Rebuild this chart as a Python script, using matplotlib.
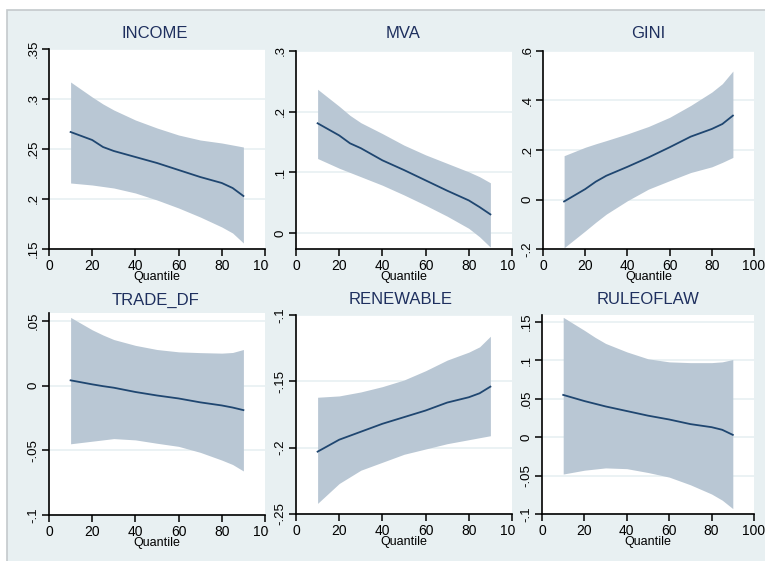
import matplotlib
matplotlib.use("Agg")
import matplotlib.pyplot as plt
from matplotlib.patches import Rectangle
from matplotlib.transforms import Bbox, TransformedBbox

plt.rcParams['font.family'] = ['Liberation Sans', 'DejaVu Sans']

quantile = [10, 20, 25, 30, 40, 50, 60, 70, 80, 85, 90]

income_coef = [0.267, 0.259, 0.252, 0.248, 0.242, 0.236, 0.229, 0.222, 0.216, 0.211, 0.203]
income_hi   = [0.317, 0.302, 0.295, 0.289, 0.279, 0.271, 0.264, 0.259, 0.256, 0.254, 0.252]
income_lo   = [0.216, 0.214, 0.2125, 0.211, 0.206, 0.199, 0.191, 0.182, 0.172, 0.166, 0.156]

mva_coef = [0.181, 0.161, 0.148, 0.140, 0.120, 0.104, 0.087, 0.070, 0.054, 0.043, 0.031]
mva_hi   = [0.237, 0.209, 0.194, 0.182, 0.164, 0.145, 0.129, 0.115, 0.101, 0.093, 0.083]
mva_lo   = [0.123, 0.107, 0.100, 0.093, 0.079, 0.063, 0.046, 0.028, 0.008, -0.006, -0.023]

gini_coef = [-0.008, 0.042, 0.072, 0.096, 0.132, 0.170, 0.211, 0.254, 0.285, 0.305, 0.339]
gini_hi   = [0.177, 0.211, 0.225, 0.238, 0.265, 0.295, 0.332, 0.380, 0.434, 0.468, 0.519]
gini_lo   = [-0.195, -0.127, -0.092, -0.059, -0.005, 0.042, 0.076, 0.109, 0.132, 0.150, 0.170]

trade_coef = [0.004, 0.0009, -0.0005, -0.0017, -0.005, -0.0077, -0.010, -0.013, -0.0154, -0.017, -0.019]
trade_hi   = [0.0526, 0.043, 0.039, 0.0355, 0.031, 0.0278, 0.026, 0.0254, 0.025, 0.0255, 0.0278]
trade_lo   = [-0.045, -0.043, -0.042, -0.041, -0.042, -0.0446, -0.047, -0.0516, -0.0576, -0.061, -0.066]

renew_coef = [-0.203, -0.194, -0.191, -0.188, -0.182, -0.177, -0.172, -0.166, -0.162, -0.159, -0.154]
renew_hi   = [-0.162, -0.161, -0.1595, -0.158, -0.154, -0.149, -0.142, -0.134, -0.128, -0.124, -0.116]
renew_lo   = [-0.242, -0.227, -0.222, -0.217, -0.211, -0.205, -0.201, -0.197, -0.194, -0.1925, -0.191]

rule_coef = [0.055, 0.047, 0.0435, 0.040, 0.034, 0.028, 0.023, 0.017, 0.013, 0.0096, 0.003]
rule_hi   = [0.156, 0.139, 0.130, 0.122, 0.111, 0.102, 0.098, 0.097, 0.097, 0.098, 0.101]
rule_lo   = [-0.048, -0.043, -0.0415, -0.040, -0.041, -0.046, -0.052, -0.062, -0.074, -0.082, -0.093]

titles = ["INCOME", "MVA", "GINI", "TRADE_DF", "RENEWABLE", "RULEOFLAW"]
x_ticks = [0, 20, 40, 60, 80, 100]
x_ticklabels = ["0", "20", "40", "60", "80", "100"]

yticks_all = [
    ([0.15, 0.2, 0.25, 0.3, 0.35], [".15", ".2", ".25", ".3", ".35"]),
    ([0, 0.1, 0.2, 0.3], ["0", ".1", ".2", ".3"]),
    ([-0.2, 0, 0.2, 0.4, 0.6], ["-.2", "0", ".2", ".4", ".6"]),
    ([-0.1, -0.05, 0, 0.05], ["-.1", "-.05", "0", ".05"]),
    ([-0.25, -0.2, -0.15, -0.1], ["-.25", "-.2", "-.15", "-.1"]),
    ([-0.1, -0.05, 0, 0.05, 0.1, 0.15], ["-.1", "-.05", "0", ".05", ".1", ".15"]),
]
series = [
    (income_coef, income_lo, income_hi),
    (mva_coef, mva_lo, mva_hi),
    (gini_coef, gini_lo, gini_hi),
    (trade_coef, trade_lo, trade_hi),
    (renew_coef, renew_lo, renew_hi),
    (rule_coef, rule_lo, rule_hi),
]
ylims = [(0.15, 0.35), (-0.026, 0.3), (-0.2, 0.6), (-0.1, 0.056), (-0.25, -0.1), (-0.1, 0.159)]

# pixel layout (x0, x1, ytop, ybottom)
W, H = 765, 561
rects = [
    (49, 265, 49, 249), (296, 512, 51, 249), (543, 754, 51, 249),
    (49, 265, 313, 515), (296, 512, 315, 514), (542, 754, 315, 514),
]
title_pos = [(155, 34), (403, 34), (648, 34), (155, 300), (401, 300), (648, 300)]
clip_right = [269, 515, None, 269, 515, None]

BG = "#e8f0f2"
FILL = "#b9c7d4"
LINE = "#1f4670"
TITLE_C = "#1e2f5e"

fig = plt.figure(figsize=(W / 100, H / 100), dpi=100)
fig.patch.set_facecolor("white")
bg = Rectangle((7 / W, -0.01), 1, 1.01 - 10 / H, transform=fig.transFigure,
               facecolor=BG, edgecolor="#c4c9cc", linewidth=1.2, zorder=-10)
fig.add_artist(bg)

for i in range(6):
    x0, x1, yt, yb = rects[i]
    ax = fig.add_axes([x0 / W, 1 - yb / H, (x1 - x0) / W, (yb - yt) / H], zorder=1)
    ax.set_facecolor("white")
    coef, lo, hi = series[i]
    ax.fill_between(quantile, lo, hi, color=FILL, linewidth=0, zorder=2)
    ax.plot(quantile, coef, color=LINE, linewidth=1.3, zorder=3)
    ax.set_xlim(0, 100)
    ax.set_ylim(*ylims[i])
    yt_vals, yt_labels = yticks_all[i]
    ax.set_yticks(yt_vals)
    ax.set_yticklabels(yt_labels, rotation=90, va="center", fontsize=9.5)
    ax.set_xticks(x_ticks)
    ax.set_xticklabels(x_ticklabels, fontsize=10)
    ax.grid(axis="y", color=BG, linewidth=1.2, zorder=1)
    ax.set_axisbelow(True)
    for s in ["top", "right"]:
        ax.spines[s].set_visible(False)
    for s in ["left", "bottom"]:
        ax.spines[s].set_linewidth(1.2)
        ax.spines[s].set_color("black")
    ax.tick_params(direction="out", length=5, width=1.1, pad=2, colors="black")
    ax.set_xlabel("Quantile", fontsize=9, labelpad=-1)
    fig.text(title_pos[i][0] / W, 1 - title_pos[i][1] / H, titles[i],
             ha="center", va="center", fontsize=12, color=TITLE_C)
    if clip_right[i] is not None:
        cb = TransformedBbox(Bbox([[0, 0], [clip_right[i] / W, 1]]), fig.transFigure)
        for lab in ax.get_xticklabels():
            lab.set_clip_box(cb)
            lab.set_clip_on(True)

fig.savefig("out.png", dpi=100, facecolor=fig.get_facecolor())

=-=-=

▸ Directions for this task: Go through the listing above and write it all out exactly, leaving out any picture.

▸ Task output:
Rebuild this chart as a Python script, using matplotlib.
import matplotlib
matplotlib.use("Agg")
import matplotlib.pyplot as plt
from matplotlib.patches import Rectangle
from matplotlib.transforms import Bbox, TransformedBbox

plt.rcParams['font.family'] = ['Liberation Sans', 'DejaVu Sans']

quantile = [10, 20, 25, 30, 40, 50, 60, 70, 80, 85, 90]

income_coef = [0.267, 0.259, 0.252, 0.248, 0.242, 0.236, 0.229, 0.222, 0.216, 0.211, 0.203]
income_hi   = [0.317, 0.302, 0.295, 0.289, 0.279, 0.271, 0.264, 0.259, 0.256, 0.254, 0.252]
income_lo   = [0.216, 0.214, 0.2125, 0.211, 0.206, 0.199, 0.191, 0.182, 0.172, 0.166, 0.156]

mva_coef = [0.181, 0.161, 0.148, 0.140, 0.120, 0.104, 0.087, 0.070, 0.054, 0.043, 0.031]
mva_hi   = [0.237, 0.209, 0.194, 0.182, 0.164, 0.145, 0.129, 0.115, 0.101, 0.093, 0.083]
mva_lo   = [0.123, 0.107, 0.100, 0.093, 0.079, 0.063, 0.046, 0.028, 0.008, -0.006, -0.023]

gini_coef = [-0.008, 0.042, 0.072, 0.096, 0.132, 0.170, 0.211, 0.254, 0.285, 0.305, 0.339]
gini_hi   = [0.177, 0.211, 0.225, 0.238, 0.265, 0.295, 0.332, 0.380, 0.434, 0.468, 0.519]
gini_lo   = [-0.195, -0.127, -0.092, -0.059, -0.005, 0.042, 0.076, 0.109, 0.132, 0.150, 0.170]

trade_coef = [0.004, 0.0009, -0.0005, -0.0017, -0.005, -0.0077, -0.010, -0.013, -0.0154, -0.017, -0.019]
trade_hi   = [0.0526, 0.043, 0.039, 0.0355, 0.031, 0.0278, 0.026, 0.0254, 0.025, 0.0255, 0.0278]
trade_lo   = [-0.045, -0.043, -0.042, -0.041, -0.042, -0.0446, -0.047, -0.0516, -0.0576, -0.061, -0.066]

renew_coef = [-0.203, -0.194, -0.191, -0.188, -0.182, -0.177, -0.172, -0.166, -0.162, -0.159, -0.154]
renew_hi   = [-0.162, -0.161, -0.1595, -0.158, -0.154, -0.149, -0.142, -0.134, -0.128, -0.124, -0.116]
renew_lo   = [-0.242, -0.227, -0.222, -0.217, -0.211, -0.205, -0.201, -0.197, -0.194, -0.1925, -0.191]

rule_coef = [0.055, 0.047, 0.0435, 0.040, 0.034, 0.028, 0.023, 0.017, 0.013, 0.0096, 0.003]
rule_hi   = [0.156, 0.139, 0.130, 0.122, 0.111, 0.102, 0.098, 0.097, 0.097, 0.098, 0.101]
rule_lo   = [-0.048, -0.043, -0.0415, -0.040, -0.041, -0.046, -0.052, -0.062, -0.074, -0.082, -0.093]

titles = ["INCOME", "MVA", "GINI", "TRADE_DF", "RENEWABLE", "RULEOFLAW"]
x_ticks = [0, 20, 40, 60, 80, 100]
x_ticklabels = ["0", "20", "40", "60", "80", "100"]

yticks_all = [
    ([0.15, 0.2, 0.25, 0.3, 0.35], [".15", ".2", ".25", ".3", ".35"]),
    ([0, 0.1, 0.2, 0.3], ["0", ".1", ".2", ".3"]),
    ([-0.2, 0, 0.2, 0.4, 0.6], ["-.2", "0", ".2", ".4", ".6"]),
    ([-0.1, -0.05, 0, 0.05], ["-.1", "-.05", "0", ".05"]),
    ([-0.25, -0.2, -0.15, -0.1], ["-.25", "-.2", "-.15", "-.1"]),
    ([-0.1, -0.05, 0, 0.05, 0.1, 0.15], ["-.1", "-.05", "0", ".05", ".1", ".15"]),
]
series = [
    (income_coef, income_lo, income_hi),
    (mva_coef, mva_lo, mva_hi),
    (gini_coef, gini_lo, gini_hi),
    (trade_coef, trade_lo, trade_hi),
    (renew_coef, renew_lo, renew_hi),
    (rule_coef, rule_lo, rule_hi),
]
ylims = [(0.15, 0.35), (-0.026, 0.3), (-0.2, 0.6), (-0.1, 0.056), (-0.25, -0.1), (-0.1, 0.159)]

# pixel layout (x0, x1, ytop, ybottom)
W, H = 765, 561
rects = [
    (49, 265, 49, 249), (296, 512, 51, 249), (543, 754, 51, 249),
    (49, 265, 313, 515), (296, 512, 315, 514), (542, 754, 315, 514),
]
title_pos = [(155, 34), (403, 34), (648, 34), (155, 300), (401, 300), (648, 300)]
clip_right = [269, 515, None, 269, 515, None]

BG = "#e8f0f2"
FILL = "#b9c7d4"
LINE = "#1f4670"
TITLE_C = "#1e2f5e"

fig = plt.figure(figsize=(W / 100, H / 100), dpi=100)
fig.patch.set_facecolor("white")
bg = Rectangle((7 / W, -0.01), 1, 1.01 - 10 / H, transform=fig.transFigure,
               facecolor=BG, edgecolor="#c4c9cc", linewidth=1.2, zorder=-10)
fig.add_artist(bg)

for i in range(6):
    x0, x1, yt, yb = rects[i]
    ax = fig.add_axes([x0 / W, 1 - yb / H, (x1 - x0) / W, (yb - yt) / H], zorder=1)
    ax.set_facecolor("white")
    coef, lo, hi = series[i]
    ax.fill_between(quantile, lo, hi, color=FILL, linewidth=0, zorder=2)
    ax.plot(quantile, coef, color=LINE, linewidth=1.3, zorder=3)
    ax.set_xlim(0, 100)
    ax.set_ylim(*ylims[i])
    yt_vals, yt_labels = yticks_all[i]
    ax.set_yticks(yt_vals)
    ax.set_yticklabels(yt_labels, rotation=90, va="center", fontsize=9.5)
    ax.set_xticks(x_ticks)
    ax.set_xticklabels(x_ticklabels, fontsize=10)
    ax.grid(axis="y", color=BG, linewidth=1.2, zorder=1)
    ax.set_axisbelow(True)
    for s in ["top", "right"]:
        ax.spines[s].set_visible(False)
    for s in ["left", "bottom"]:
        ax.spines[s].set_linewidth(1.2)
        ax.spines[s].set_color("black")
    ax.tick_params(direction="out", length=5, width=1.1, pad=2, colors="black")
    ax.set_xlabel("Quantile", fontsize=9, labelpad=-1)
    fig.text(title_pos[i][0] / W, 1 - title_pos[i][1] / H, titles[i],
             ha="center", va="center", fontsize=12, color=TITLE_C)
    if clip_right[i] is not None:
        cb = TransformedBbox(Bbox([[0, 0], [clip_right[i] / W, 1]]), fig.transFigure)
        for lab in ax.get_xticklabels():
            lab.set_clip_box(cb)
            lab.set_clip_on(True)

fig.savefig("out.png", dpi=100, facecolor=fig.get_facecolor())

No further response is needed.